Of Mice And Men
In Of Mice and Men by John Steinbeck, Steinbeck's centennial edition [Of mice and men], Lennie is addicted to petting soft things. Lennie started with a small things to pet, like mice, rabbits and a puppy, but he escalated to Curley's wife. Curley's wife is lonely, and Lennie is the only person who talks nicely to her, so she ends up in the barn with him, even though he is dangerous. Even though Curley's wife seems like she is to blame, but Lennie is to blame but in reality Lennie's violent actions and his stubbornness to pet things started the whole mess.
Lennie has been in trouble since the beginning of the book. He could have been in less trouble if he had just followed George's commands, but he just followed his own path. Although Lennie is not a braniac, he is still the strongest in the ranch.
He never feels happy or enthusiastic following George's orders. "'Listen to me, you crazy bastard,' he [George] said fiercely. 'Don't you even take a look at that bitch. I don't care what she says and what she does. I seen ' em poison before, but I never seen no piece of jail bait worse than her. You leave her be'" (30).
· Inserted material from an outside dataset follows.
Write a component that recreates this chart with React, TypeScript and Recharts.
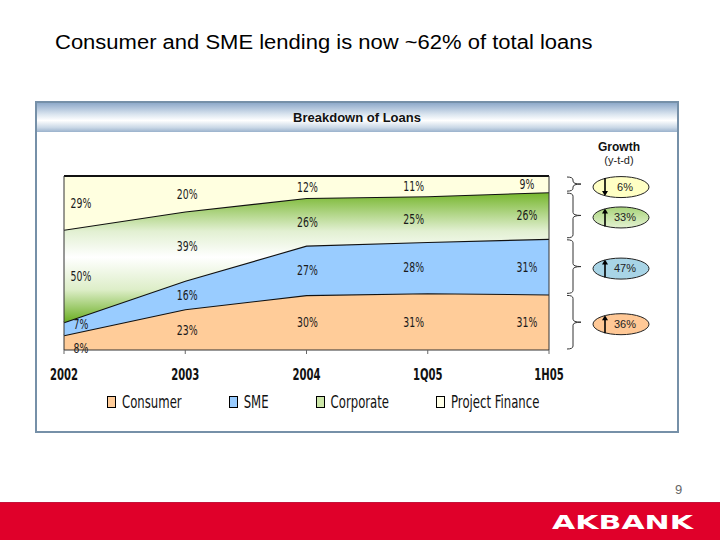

George is telling Lennie niether to talk nor confront Curley's wife, but Lennie does not listen to George. His refusal to listen to George leads to Curley's wife death: "for Lennie had broken her [Curley's wife] neck" (87). As a result, everybody in the ranch wants to kill him, especially Curley.
The combination of Lennie's strength and his urge to pet soft things causes a violent ending to the novel. He should have known the strength he had wasn't normal since he...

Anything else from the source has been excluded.